▶ _Dataset excerpt_:
══════

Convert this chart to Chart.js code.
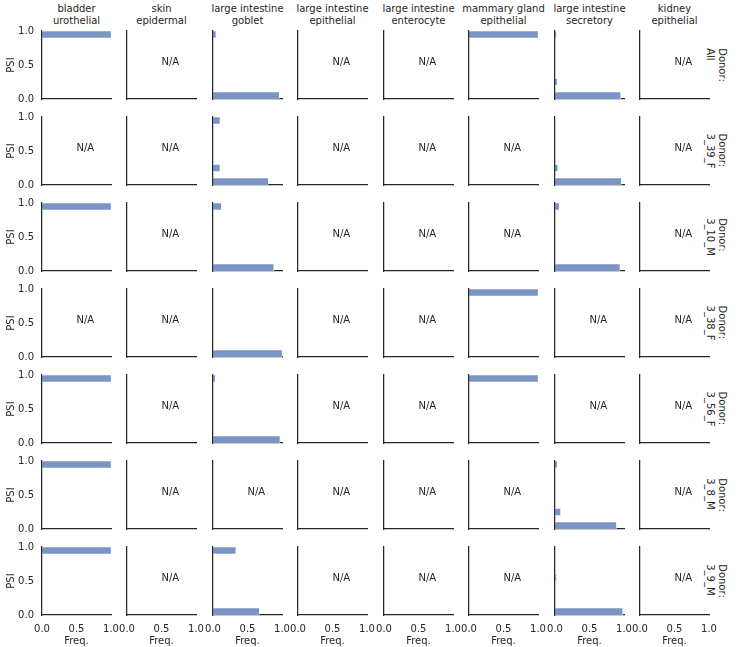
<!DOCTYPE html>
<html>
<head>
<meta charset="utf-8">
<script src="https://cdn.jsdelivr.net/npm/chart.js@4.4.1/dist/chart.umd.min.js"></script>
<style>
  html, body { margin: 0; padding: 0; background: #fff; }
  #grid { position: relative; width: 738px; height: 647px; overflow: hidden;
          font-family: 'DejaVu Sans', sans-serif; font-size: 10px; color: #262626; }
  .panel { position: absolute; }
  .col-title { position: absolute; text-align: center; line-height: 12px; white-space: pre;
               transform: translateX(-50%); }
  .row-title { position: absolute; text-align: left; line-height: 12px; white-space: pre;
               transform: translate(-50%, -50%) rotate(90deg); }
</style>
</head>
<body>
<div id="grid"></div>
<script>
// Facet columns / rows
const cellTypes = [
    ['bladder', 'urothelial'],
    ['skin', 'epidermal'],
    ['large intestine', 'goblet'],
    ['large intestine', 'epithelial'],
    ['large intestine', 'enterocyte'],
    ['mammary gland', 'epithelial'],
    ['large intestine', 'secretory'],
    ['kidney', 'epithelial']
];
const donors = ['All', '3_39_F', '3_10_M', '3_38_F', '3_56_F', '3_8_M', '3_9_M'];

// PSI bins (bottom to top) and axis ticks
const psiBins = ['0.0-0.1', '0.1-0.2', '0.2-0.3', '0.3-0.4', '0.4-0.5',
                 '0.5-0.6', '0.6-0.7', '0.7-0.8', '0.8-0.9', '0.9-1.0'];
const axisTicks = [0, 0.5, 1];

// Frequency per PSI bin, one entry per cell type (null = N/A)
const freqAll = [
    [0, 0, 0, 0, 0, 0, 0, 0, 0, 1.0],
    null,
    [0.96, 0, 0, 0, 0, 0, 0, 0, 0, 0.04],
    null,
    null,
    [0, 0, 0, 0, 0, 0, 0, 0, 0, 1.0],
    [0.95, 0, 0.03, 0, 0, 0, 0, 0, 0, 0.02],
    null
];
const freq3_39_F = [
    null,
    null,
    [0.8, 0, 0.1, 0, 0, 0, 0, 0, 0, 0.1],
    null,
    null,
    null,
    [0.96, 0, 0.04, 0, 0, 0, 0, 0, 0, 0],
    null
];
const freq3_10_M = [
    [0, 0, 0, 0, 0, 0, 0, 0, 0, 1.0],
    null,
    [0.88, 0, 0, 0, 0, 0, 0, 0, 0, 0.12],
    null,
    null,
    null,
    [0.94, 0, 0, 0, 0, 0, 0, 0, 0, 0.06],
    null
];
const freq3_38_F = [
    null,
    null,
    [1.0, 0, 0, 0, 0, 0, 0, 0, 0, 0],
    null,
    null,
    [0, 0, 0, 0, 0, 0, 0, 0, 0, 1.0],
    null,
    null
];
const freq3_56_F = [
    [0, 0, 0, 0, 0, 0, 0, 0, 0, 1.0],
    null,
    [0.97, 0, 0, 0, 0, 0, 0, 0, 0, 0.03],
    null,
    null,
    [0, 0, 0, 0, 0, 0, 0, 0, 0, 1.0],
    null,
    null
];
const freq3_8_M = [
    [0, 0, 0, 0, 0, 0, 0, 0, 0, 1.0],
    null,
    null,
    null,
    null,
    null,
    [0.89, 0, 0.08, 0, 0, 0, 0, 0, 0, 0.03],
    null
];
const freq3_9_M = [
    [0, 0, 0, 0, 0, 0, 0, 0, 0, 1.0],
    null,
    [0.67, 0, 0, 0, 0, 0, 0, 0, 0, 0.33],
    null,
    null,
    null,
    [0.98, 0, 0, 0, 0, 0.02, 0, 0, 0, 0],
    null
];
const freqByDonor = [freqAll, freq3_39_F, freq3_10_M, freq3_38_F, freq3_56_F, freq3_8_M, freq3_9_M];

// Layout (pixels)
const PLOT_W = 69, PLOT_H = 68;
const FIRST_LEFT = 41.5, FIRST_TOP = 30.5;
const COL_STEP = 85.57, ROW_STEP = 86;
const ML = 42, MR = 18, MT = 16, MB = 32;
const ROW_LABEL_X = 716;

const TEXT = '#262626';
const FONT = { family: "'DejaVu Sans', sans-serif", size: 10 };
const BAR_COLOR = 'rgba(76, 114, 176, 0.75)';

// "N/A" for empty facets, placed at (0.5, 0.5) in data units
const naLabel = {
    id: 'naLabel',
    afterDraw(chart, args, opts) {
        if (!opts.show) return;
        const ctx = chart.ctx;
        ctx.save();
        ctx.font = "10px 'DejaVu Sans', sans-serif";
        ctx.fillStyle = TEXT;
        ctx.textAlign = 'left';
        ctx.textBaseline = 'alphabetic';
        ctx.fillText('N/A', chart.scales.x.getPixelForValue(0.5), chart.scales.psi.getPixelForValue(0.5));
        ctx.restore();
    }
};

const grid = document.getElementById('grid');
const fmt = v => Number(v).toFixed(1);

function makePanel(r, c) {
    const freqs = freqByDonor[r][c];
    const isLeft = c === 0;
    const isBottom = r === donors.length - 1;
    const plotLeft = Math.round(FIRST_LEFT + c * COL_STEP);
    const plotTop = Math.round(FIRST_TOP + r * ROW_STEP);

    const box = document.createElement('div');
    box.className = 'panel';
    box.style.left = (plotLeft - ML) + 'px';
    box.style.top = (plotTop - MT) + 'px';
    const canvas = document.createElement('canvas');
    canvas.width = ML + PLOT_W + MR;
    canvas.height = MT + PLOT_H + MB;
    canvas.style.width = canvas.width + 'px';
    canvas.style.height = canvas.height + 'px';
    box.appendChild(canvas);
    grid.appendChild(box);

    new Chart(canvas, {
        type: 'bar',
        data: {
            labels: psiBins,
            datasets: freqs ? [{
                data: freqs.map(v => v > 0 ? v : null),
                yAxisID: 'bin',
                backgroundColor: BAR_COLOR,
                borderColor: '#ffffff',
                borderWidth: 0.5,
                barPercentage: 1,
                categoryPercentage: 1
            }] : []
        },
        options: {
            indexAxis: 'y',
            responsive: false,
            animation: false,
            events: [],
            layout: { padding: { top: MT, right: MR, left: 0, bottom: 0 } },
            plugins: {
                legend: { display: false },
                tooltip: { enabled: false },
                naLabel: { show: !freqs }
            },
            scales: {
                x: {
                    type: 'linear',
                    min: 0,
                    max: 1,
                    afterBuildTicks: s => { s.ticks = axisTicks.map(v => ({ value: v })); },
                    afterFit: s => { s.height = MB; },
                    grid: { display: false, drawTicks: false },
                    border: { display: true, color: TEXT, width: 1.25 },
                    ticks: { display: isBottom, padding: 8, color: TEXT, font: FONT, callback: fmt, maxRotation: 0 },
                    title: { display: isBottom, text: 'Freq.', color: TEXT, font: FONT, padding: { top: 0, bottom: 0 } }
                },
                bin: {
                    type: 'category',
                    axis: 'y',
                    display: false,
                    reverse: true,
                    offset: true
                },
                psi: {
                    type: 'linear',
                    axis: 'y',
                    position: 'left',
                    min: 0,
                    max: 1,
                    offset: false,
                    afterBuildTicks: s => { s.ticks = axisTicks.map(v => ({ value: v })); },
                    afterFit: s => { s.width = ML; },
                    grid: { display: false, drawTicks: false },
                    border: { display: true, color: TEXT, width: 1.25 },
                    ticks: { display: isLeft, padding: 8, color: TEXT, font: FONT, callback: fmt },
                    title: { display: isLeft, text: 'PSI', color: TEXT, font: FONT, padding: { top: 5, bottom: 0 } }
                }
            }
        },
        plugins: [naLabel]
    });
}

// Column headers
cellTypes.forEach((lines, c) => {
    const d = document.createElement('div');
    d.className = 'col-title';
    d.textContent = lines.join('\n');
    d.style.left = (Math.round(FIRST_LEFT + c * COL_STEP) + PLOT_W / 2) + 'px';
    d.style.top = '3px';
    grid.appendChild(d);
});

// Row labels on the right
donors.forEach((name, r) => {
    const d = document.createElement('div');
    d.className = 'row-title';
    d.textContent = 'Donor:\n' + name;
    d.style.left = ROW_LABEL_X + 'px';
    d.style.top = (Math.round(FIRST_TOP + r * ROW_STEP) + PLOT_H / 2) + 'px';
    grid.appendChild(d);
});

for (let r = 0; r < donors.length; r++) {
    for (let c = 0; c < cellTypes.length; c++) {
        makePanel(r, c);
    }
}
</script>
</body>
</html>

══════

▶ _Requirement_: Everything from the first line of the listing above through the line that contains "const axisTicks = [0, 0.5, 1];" is to be restated word for word, minus the pictures.

▶ _Exercise response_:
Convert this chart to Chart.js code.
<!DOCTYPE html>
<html>
<head>
<meta charset="utf-8">
<script src="https://cdn.jsdelivr.net/npm/chart.js@4.4.1/dist/chart.umd.min.js"></script>
<style>
  html, body { margin: 0; padding: 0; background: #fff; }
  #grid { position: relative; width: 738px; height: 647px; overflow: hidden;
          font-family: 'DejaVu Sans', sans-serif; font-size: 10px; color: #262626; }
  .panel { position: absolute; }
  .col-title { position: absolute; text-align: center; line-height: 12px; white-space: pre;
               transform: translateX(-50%); }
  .row-title { position: absolute; text-align: left; line-height: 12px; white-space: pre;
               transform: translate(-50%, -50%) rotate(90deg); }
</style>
</head>
<body>
<div id="grid"></div>
<script>
// Facet columns / rows
const cellTypes = [
    ['bladder', 'urothelial'],
    ['skin', 'epidermal'],
    ['large intestine', 'goblet'],
    ['large intestine', 'epithelial'],
    ['large intestine', 'enterocyte'],
    ['mammary gland', 'epithelial'],
    ['large intestine', 'secretory'],
    ['kidney', 'epithelial']
];
const donors = ['All', '3_39_F', '3_10_M', '3_38_F', '3_56_F', '3_8_M', '3_9_M'];

// PSI bins (bottom to top) and axis ticks
const psiBins = ['0.0-0.1', '0.1-0.2', '0.2-0.3', '0.3-0.4', '0.4-0.5',
                 '0.5-0.6', '0.6-0.7', '0.7-0.8', '0.8-0.9', '0.9-1.0'];
const axisTicks = [0, 0.5, 1];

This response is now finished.